TOKYO - The competition clock is ticking at the Asaka Shooting Range, but Adele Tan is waiting. Qualification has begun but she is not ready to shoot.
Seconds tick. A minute passes. Air rifles fire around her. But she will not be hurried, she will not be rushed.
“Yeah,” she says later after her day is done, “I took a long time (for the first shot). Because at the start I felt that I needed more time to calm myself.”
Tan did that well enough to finish 21st out of 50 in the 10m air rifle qualification on Saturday (July 24) morning – only the top eight get to the final – which is the best finish by a Singapore Olympic shooter in this event. Each of 60 shots has a maximum score of 10.9 and Tan finished with 625.3 which is an average of 10.4 per shot.
It is not her best score but it is a fine score for a first Games.
“I have to be very honest,” she said later in her usual intense manner, “and say that this is probably the toughest qualification that I had to battle. When I first started it was very nerve-wracking but I felt that emotionally I did whatever I could.
“My ranking I know is 21. Although I hope for better, but I feel that overall I’m quite satisfied with how I controlled myself emotionally. And I think that’s the most important thing because I know that throughout this whole process that I have not only matured as a shooter but as a person."
Shooters do not swear, spit, shout or pump fists. They show nothing and yet they use words like battle because of what is going on inside. They are one metre or so away from the next person but on their own, private planet.

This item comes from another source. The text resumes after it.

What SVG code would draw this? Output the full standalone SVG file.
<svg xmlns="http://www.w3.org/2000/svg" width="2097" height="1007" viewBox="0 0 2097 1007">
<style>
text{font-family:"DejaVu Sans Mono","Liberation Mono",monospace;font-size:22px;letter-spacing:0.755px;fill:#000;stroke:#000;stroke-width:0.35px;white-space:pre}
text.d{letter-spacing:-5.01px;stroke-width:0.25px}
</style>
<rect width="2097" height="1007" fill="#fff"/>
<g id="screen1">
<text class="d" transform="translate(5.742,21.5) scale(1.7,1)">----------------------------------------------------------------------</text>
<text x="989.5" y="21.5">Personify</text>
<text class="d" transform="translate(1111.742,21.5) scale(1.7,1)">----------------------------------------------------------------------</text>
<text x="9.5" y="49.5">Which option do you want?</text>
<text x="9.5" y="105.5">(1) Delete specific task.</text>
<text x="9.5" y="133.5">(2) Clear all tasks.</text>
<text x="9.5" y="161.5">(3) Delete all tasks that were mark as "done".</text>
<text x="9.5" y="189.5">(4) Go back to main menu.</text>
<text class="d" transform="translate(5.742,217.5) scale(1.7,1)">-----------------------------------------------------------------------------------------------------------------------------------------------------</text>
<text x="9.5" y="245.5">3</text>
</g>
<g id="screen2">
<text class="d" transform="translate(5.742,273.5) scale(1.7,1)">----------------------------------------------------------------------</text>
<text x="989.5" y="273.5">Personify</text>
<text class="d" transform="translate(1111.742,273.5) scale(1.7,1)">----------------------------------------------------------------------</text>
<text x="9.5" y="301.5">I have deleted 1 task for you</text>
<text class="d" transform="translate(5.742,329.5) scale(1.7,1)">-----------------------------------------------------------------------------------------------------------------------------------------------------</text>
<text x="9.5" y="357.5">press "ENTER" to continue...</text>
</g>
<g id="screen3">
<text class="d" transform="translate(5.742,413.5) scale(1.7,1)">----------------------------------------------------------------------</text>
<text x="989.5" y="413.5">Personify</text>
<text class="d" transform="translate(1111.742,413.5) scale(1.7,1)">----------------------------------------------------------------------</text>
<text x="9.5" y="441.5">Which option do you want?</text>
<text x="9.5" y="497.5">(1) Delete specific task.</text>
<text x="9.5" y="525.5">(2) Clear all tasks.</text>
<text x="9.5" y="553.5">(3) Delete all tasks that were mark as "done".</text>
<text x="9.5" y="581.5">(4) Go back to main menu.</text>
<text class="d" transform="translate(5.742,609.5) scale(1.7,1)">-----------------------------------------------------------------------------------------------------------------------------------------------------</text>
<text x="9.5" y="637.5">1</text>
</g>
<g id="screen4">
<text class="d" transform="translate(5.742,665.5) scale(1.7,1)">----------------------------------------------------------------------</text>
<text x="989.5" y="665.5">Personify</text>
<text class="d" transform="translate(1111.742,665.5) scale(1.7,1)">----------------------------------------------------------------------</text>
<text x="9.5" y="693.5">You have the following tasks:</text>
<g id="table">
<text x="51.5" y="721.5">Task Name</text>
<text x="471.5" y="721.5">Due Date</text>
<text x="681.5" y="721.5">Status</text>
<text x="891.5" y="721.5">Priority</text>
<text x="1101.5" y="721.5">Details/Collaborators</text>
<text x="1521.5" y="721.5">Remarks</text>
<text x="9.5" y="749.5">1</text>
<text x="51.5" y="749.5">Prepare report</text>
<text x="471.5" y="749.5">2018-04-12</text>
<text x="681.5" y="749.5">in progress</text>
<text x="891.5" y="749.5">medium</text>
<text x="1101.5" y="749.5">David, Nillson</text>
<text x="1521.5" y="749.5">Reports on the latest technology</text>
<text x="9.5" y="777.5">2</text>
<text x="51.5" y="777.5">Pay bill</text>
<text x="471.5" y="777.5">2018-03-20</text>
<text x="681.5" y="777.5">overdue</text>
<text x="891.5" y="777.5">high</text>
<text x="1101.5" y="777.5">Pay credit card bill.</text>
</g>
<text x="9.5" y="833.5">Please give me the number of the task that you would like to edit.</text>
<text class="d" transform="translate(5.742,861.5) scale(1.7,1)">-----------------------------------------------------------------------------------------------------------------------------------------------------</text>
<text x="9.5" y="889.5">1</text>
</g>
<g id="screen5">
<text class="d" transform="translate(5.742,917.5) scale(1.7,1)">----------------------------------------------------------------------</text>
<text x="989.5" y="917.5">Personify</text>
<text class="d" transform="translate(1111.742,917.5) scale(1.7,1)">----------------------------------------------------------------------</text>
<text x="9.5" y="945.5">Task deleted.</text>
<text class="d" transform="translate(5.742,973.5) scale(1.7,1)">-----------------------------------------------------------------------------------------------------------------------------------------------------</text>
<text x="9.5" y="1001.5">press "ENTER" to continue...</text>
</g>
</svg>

“It was a battle,” said Tan, “in a sense that everyone here is world class. And anyone can make it to the final. So I think everyone is really fighting very hard emotionally because at the Olympics it is not so much about technical skills any more. And so even for me, so I know that technically it’s okay. But emotionally, I had to really conquer a lot of inner demons.

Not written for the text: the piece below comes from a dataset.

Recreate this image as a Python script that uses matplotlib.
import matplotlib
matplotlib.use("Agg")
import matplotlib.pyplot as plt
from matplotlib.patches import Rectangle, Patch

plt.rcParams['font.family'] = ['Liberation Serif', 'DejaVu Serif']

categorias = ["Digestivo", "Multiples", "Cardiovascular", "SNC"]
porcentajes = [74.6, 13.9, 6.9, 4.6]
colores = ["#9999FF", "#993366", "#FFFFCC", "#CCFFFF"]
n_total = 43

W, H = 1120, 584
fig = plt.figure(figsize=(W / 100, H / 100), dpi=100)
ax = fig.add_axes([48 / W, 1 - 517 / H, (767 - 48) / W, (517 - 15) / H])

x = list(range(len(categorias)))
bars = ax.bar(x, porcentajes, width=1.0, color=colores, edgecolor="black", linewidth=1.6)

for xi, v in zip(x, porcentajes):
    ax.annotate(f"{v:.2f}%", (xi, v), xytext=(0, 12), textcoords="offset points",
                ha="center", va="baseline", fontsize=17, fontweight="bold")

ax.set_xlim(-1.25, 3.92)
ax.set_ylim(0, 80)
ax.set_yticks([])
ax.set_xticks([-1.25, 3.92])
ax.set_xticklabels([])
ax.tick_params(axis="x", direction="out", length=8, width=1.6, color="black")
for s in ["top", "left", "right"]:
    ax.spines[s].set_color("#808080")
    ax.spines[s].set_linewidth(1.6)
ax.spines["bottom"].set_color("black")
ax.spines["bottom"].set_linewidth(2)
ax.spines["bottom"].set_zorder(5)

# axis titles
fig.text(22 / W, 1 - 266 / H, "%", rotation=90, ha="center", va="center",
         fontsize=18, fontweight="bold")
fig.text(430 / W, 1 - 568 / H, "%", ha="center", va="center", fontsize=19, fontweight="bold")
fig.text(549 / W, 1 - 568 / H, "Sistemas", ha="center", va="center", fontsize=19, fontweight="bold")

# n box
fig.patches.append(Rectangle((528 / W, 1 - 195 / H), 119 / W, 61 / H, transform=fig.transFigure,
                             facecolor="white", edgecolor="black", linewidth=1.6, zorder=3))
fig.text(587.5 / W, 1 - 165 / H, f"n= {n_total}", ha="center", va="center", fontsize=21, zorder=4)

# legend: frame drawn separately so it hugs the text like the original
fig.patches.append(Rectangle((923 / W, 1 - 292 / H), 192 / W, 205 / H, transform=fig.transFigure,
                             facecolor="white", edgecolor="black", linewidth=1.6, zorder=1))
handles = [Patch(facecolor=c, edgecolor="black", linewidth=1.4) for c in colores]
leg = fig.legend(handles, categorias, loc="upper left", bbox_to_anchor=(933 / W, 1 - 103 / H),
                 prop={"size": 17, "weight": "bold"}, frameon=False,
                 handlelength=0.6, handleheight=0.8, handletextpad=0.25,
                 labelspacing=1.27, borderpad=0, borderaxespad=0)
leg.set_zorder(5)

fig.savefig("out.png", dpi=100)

“And I felt that today, actually looking back I’m quite satisfied with how I carried myself. Although, of course, there is still room for improvement.”
The tension in the hall of 50 shooters is thick. Using a 5.5kg rifle, from a distance of 10m, shooters fire at a target whose centre ring is 0.5mm. This is the perfection they flirt with all day. They aim, do not shoot, put down their rifle, start again. They pause, breathe, wait. Here, 10.0 for a shot, as an Olympic champion told me, is a score that “sucks”.

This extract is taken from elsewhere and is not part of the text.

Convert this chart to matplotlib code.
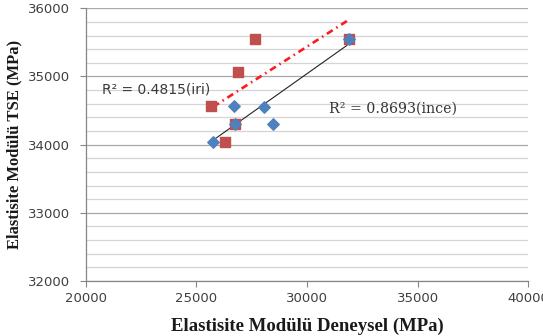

Tan did well by taking her time. She started with a low 9.9 and after her third shot she went to talk to her coach.
“I had difficulty in terms of my breathing control. And I looked at my coach because I think probably he noticed my shot routine was a little bit off. So I looked at my coach and I knew that I had to get out. So I got out, I spoke to him, and when I went back I knew that I had to focus on certain things, not the outcome.”
The chat paid off. Instead of trying to hunt for perfection which can be stressful, Tan calmed down and the 9.9 was followed by scores of 10.6, 10.1, 10,7, 10.7, 10.2 and 10.7. She was on her way.
Many weeks ago when I interviewed Tan she said her only goal in Tokyo was to withstand the high pressure. On Saturday I asked if she had succeeded.
“Yes,’ she said firmly. “In terms of managing the pressure. This is the highest pressure that I had to face so far. And I did everything that I could. I really did everything I could emotionally.”
She did not get to the final, but she won a vital battle.